»»
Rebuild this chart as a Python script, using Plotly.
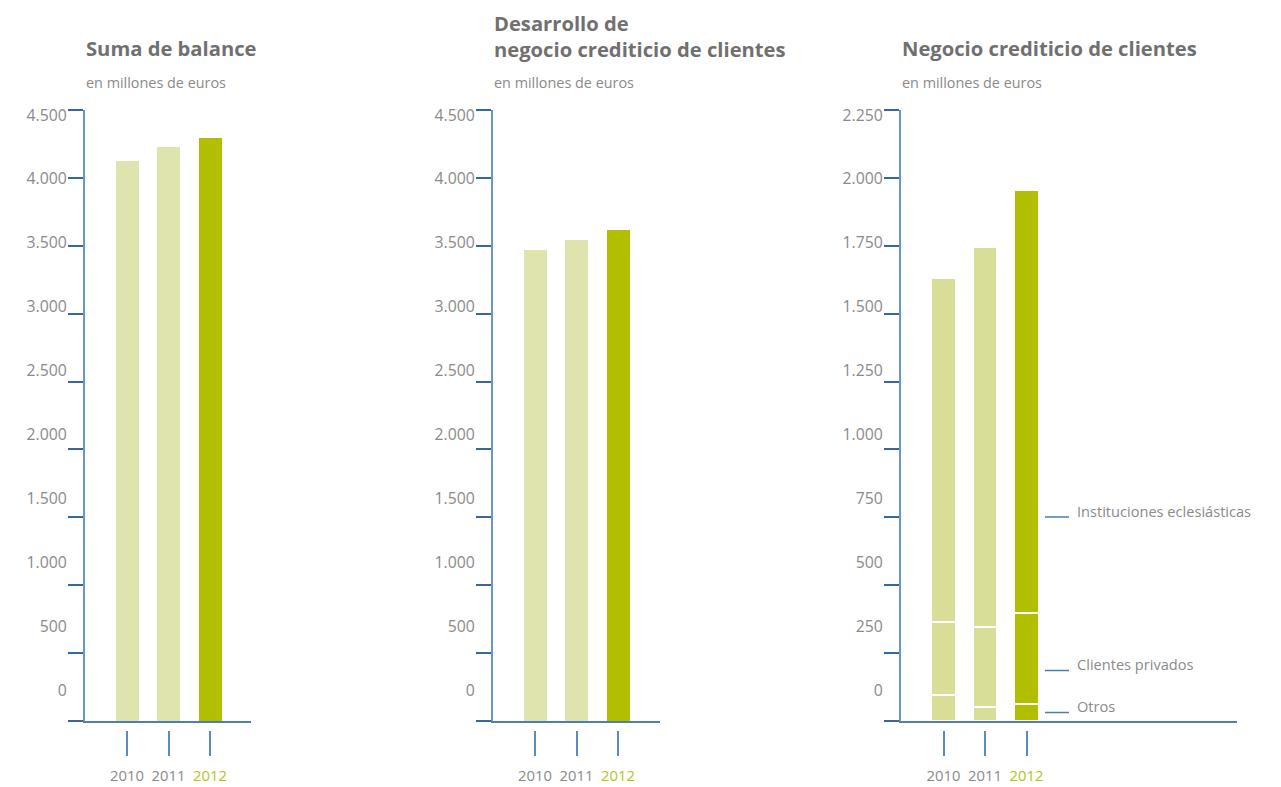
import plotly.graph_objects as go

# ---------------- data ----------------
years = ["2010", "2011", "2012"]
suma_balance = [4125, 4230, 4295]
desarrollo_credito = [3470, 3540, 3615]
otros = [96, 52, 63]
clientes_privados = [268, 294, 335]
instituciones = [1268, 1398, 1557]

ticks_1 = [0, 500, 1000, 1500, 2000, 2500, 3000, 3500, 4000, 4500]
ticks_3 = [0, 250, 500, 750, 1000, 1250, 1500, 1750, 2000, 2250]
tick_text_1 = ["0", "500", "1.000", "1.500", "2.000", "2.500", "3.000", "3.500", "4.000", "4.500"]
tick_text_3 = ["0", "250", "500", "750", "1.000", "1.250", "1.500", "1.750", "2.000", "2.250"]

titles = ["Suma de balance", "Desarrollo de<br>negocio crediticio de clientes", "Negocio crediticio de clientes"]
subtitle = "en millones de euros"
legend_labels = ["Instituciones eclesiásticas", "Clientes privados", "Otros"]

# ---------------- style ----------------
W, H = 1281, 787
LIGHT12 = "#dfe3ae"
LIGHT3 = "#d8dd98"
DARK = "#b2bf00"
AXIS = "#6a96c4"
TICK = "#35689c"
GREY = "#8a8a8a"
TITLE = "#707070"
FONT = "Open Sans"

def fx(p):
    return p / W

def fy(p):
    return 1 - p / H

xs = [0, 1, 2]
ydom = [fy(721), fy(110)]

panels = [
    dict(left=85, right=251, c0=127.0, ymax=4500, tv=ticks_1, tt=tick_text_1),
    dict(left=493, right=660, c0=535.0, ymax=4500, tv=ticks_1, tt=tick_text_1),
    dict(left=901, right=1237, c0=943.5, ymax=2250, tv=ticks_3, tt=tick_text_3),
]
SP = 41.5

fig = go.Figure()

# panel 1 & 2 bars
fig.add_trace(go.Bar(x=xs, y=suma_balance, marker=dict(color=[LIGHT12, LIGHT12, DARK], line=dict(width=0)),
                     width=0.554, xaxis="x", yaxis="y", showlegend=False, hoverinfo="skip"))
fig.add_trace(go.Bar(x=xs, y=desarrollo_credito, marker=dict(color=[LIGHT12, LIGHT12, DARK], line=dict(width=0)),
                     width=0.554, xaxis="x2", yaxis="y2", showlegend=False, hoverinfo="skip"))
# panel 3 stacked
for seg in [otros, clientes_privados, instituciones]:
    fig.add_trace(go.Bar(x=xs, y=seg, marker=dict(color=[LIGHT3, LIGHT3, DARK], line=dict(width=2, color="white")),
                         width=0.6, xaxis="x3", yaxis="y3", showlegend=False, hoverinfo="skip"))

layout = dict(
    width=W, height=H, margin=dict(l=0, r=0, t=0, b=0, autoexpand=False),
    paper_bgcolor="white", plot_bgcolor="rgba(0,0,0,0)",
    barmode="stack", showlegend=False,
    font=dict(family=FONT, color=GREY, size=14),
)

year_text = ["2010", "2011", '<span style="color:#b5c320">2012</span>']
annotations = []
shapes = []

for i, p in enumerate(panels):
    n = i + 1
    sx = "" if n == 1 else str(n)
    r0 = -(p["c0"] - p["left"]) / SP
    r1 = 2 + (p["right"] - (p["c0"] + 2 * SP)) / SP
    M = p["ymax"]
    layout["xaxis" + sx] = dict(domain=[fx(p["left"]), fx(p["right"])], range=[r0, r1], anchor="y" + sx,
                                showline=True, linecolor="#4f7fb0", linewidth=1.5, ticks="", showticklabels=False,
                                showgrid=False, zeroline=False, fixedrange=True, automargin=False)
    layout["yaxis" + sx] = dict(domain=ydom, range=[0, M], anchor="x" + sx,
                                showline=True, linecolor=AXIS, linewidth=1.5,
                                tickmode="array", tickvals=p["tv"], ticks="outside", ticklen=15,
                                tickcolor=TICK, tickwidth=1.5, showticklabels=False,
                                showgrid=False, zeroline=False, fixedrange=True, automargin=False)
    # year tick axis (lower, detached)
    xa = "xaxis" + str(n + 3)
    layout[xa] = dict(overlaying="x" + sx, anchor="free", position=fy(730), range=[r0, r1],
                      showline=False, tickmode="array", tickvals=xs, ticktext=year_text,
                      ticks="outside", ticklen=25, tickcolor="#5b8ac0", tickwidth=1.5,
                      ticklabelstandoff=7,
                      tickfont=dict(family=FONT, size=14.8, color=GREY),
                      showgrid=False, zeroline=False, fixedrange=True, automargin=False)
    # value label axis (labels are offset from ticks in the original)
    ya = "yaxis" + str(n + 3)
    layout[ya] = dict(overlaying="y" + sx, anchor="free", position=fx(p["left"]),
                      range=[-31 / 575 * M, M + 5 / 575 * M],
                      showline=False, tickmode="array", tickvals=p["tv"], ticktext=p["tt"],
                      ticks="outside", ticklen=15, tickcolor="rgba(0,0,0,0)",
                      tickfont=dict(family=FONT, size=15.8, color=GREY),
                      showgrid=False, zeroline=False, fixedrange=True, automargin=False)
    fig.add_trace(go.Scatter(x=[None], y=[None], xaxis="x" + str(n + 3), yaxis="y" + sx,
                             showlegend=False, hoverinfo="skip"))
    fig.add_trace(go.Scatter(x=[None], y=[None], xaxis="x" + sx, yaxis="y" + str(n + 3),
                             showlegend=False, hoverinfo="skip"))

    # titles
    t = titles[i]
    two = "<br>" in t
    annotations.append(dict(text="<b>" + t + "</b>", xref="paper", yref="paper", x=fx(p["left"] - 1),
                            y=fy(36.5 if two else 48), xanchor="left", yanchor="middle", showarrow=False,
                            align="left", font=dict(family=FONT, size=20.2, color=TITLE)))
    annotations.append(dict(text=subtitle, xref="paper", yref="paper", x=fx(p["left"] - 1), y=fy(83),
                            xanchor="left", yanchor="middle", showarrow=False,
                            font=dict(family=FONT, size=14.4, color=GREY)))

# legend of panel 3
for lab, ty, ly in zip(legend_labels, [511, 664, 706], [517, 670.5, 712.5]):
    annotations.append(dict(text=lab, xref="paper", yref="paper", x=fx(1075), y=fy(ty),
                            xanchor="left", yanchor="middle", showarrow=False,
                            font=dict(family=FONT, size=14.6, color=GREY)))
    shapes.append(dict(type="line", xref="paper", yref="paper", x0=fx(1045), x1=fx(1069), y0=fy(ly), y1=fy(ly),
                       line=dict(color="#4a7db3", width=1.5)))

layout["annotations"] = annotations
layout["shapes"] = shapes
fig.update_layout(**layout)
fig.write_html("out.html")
««
The data above needs to be retyped exactly, with the images left out.

RESULT OF THIS EXERCISE:
Rebuild this chart as a Python script, using Plotly.
import plotly.graph_objects as go

# ---------------- data ----------------
years = ["2010", "2011", "2012"]
suma_balance = [4125, 4230, 4295]
desarrollo_credito = [3470, 3540, 3615]
otros = [96, 52, 63]
clientes_privados = [268, 294, 335]
instituciones = [1268, 1398, 1557]

ticks_1 = [0, 500, 1000, 1500, 2000, 2500, 3000, 3500, 4000, 4500]
ticks_3 = [0, 250, 500, 750, 1000, 1250, 1500, 1750, 2000, 2250]
tick_text_1 = ["0", "500", "1.000", "1.500", "2.000", "2.500", "3.000", "3.500", "4.000", "4.500"]
tick_text_3 = ["0", "250", "500", "750", "1.000", "1.250", "1.500", "1.750", "2.000", "2.250"]

titles = ["Suma de balance", "Desarrollo de<br>negocio crediticio de clientes", "Negocio crediticio de clientes"]
subtitle = "en millones de euros"
legend_labels = ["Instituciones eclesiásticas", "Clientes privados", "Otros"]

# ---------------- style ----------------
W, H = 1281, 787
LIGHT12 = "#dfe3ae"
LIGHT3 = "#d8dd98"
DARK = "#b2bf00"
AXIS = "#6a96c4"
TICK = "#35689c"
GREY = "#8a8a8a"
TITLE = "#707070"
FONT = "Open Sans"

def fx(p):
    return p / W

def fy(p):
    return 1 - p / H

xs = [0, 1, 2]
ydom = [fy(721), fy(110)]

panels = [
    dict(left=85, right=251, c0=127.0, ymax=4500, tv=ticks_1, tt=tick_text_1),
    dict(left=493, right=660, c0=535.0, ymax=4500, tv=ticks_1, tt=tick_text_1),
    dict(left=901, right=1237, c0=943.5, ymax=2250, tv=ticks_3, tt=tick_text_3),
]
SP = 41.5

fig = go.Figure()

# panel 1 & 2 bars
fig.add_trace(go.Bar(x=xs, y=suma_balance, marker=dict(color=[LIGHT12, LIGHT12, DARK], line=dict(width=0)),
                     width=0.554, xaxis="x", yaxis="y", showlegend=False, hoverinfo="skip"))
fig.add_trace(go.Bar(x=xs, y=desarrollo_credito, marker=dict(color=[LIGHT12, LIGHT12, DARK], line=dict(width=0)),
                     width=0.554, xaxis="x2", yaxis="y2", showlegend=False, hoverinfo="skip"))
# panel 3 stacked
for seg in [otros, clientes_privados, instituciones]:
    fig.add_trace(go.Bar(x=xs, y=seg, marker=dict(color=[LIGHT3, LIGHT3, DARK], line=dict(width=2, color="white")),
                         width=0.6, xaxis="x3", yaxis="y3", showlegend=False, hoverinfo="skip"))

layout = dict(
    width=W, height=H, margin=dict(l=0, r=0, t=0, b=0, autoexpand=False),
    paper_bgcolor="white", plot_bgcolor="rgba(0,0,0,0)",
    barmode="stack", showlegend=False,
    font=dict(family=FONT, color=GREY, size=14),
)

year_text = ["2010", "2011", '<span style="color:#b5c320">2012</span>']
annotations = []
shapes = []

for i, p in enumerate(panels):
    n = i + 1
    sx = "" if n == 1 else str(n)
    r0 = -(p["c0"] - p["left"]) / SP
    r1 = 2 + (p["right"] - (p["c0"] + 2 * SP)) / SP
    M = p["ymax"]
    layout["xaxis" + sx] = dict(domain=[fx(p["left"]), fx(p["right"])], range=[r0, r1], anchor="y" + sx,
                                showline=True, linecolor="#4f7fb0", linewidth=1.5, ticks="", showticklabels=False,
                                showgrid=False, zeroline=False, fixedrange=True, automargin=False)
    layout["yaxis" + sx] = dict(domain=ydom, range=[0, M], anchor="x" + sx,
                                showline=True, linecolor=AXIS, linewidth=1.5,
                                tickmode="array", tickvals=p["tv"], ticks="outside", ticklen=15,
                                tickcolor=TICK, tickwidth=1.5, showticklabels=False,
                                showgrid=False, zeroline=False, fixedrange=True, automargin=False)
    # year tick axis (lower, detached)
    xa = "xaxis" + str(n + 3)
    layout[xa] = dict(overlaying="x" + sx, anchor="free", position=fy(730), range=[r0, r1],
                      showline=False, tickmode="array", tickvals=xs, ticktext=year_text,
                      ticks="outside", ticklen=25, tickcolor="#5b8ac0", tickwidth=1.5,
                      ticklabelstandoff=7,
                      tickfont=dict(family=FONT, size=14.8, color=GREY),
                      showgrid=False, zeroline=False, fixedrange=True, automargin=False)
    # value label axis (labels are offset from ticks in the original)
    ya = "yaxis" + str(n + 3)
    layout[ya] = dict(overlaying="y" + sx, anchor="free", position=fx(p["left"]),
                      range=[-31 / 575 * M, M + 5 / 575 * M],
                      showline=False, tickmode="array", tickvals=p["tv"], ticktext=p["tt"],
                      ticks="outside", ticklen=15, tickcolor="rgba(0,0,0,0)",
                      tickfont=dict(family=FONT, size=15.8, color=GREY),
                      showgrid=False, zeroline=False, fixedrange=True, automargin=False)
    fig.add_trace(go.Scatter(x=[None], y=[None], xaxis="x" + str(n + 3), yaxis="y" + sx,
                             showlegend=False, hoverinfo="skip"))
    fig.add_trace(go.Scatter(x=[None], y=[None], xaxis="x" + sx, yaxis="y" + str(n + 3),
                             showlegend=False, hoverinfo="skip"))

    # titles
    t = titles[i]
    two = "<br>" in t
    annotations.append(dict(text="<b>" + t + "</b>", xref="paper", yref="paper", x=fx(p["left"] - 1),
                            y=fy(36.5 if two else 48), xanchor="left", yanchor="middle", showarrow=False,
                            align="left", font=dict(family=FONT, size=20.2, color=TITLE)))
    annotations.append(dict(text=subtitle, xref="paper", yref="paper", x=fx(p["left"] - 1), y=fy(83),
                            xanchor="left", yanchor="middle", showarrow=False,
                            font=dict(family=FONT, size=14.4, color=GREY)))

# legend of panel 3
for lab, ty, ly in zip(legend_labels, [511, 664, 706], [517, 670.5, 712.5]):
    annotations.append(dict(text=lab, xref="paper", yref="paper", x=fx(1075), y=fy(ty),
                            xanchor="left", yanchor="middle", showarrow=False,
                            font=dict(family=FONT, size=14.6, color=GREY)))
    shapes.append(dict(type="line", xref="paper", yref="paper", x0=fx(1045), x1=fx(1069), y0=fy(ly), y1=fy(ly),
                       line=dict(color="#4a7db3", width=1.5)))

layout["annotations"] = annotations
layout["shapes"] = shapes
fig.update_layout(**layout)
fig.write_html("out.html")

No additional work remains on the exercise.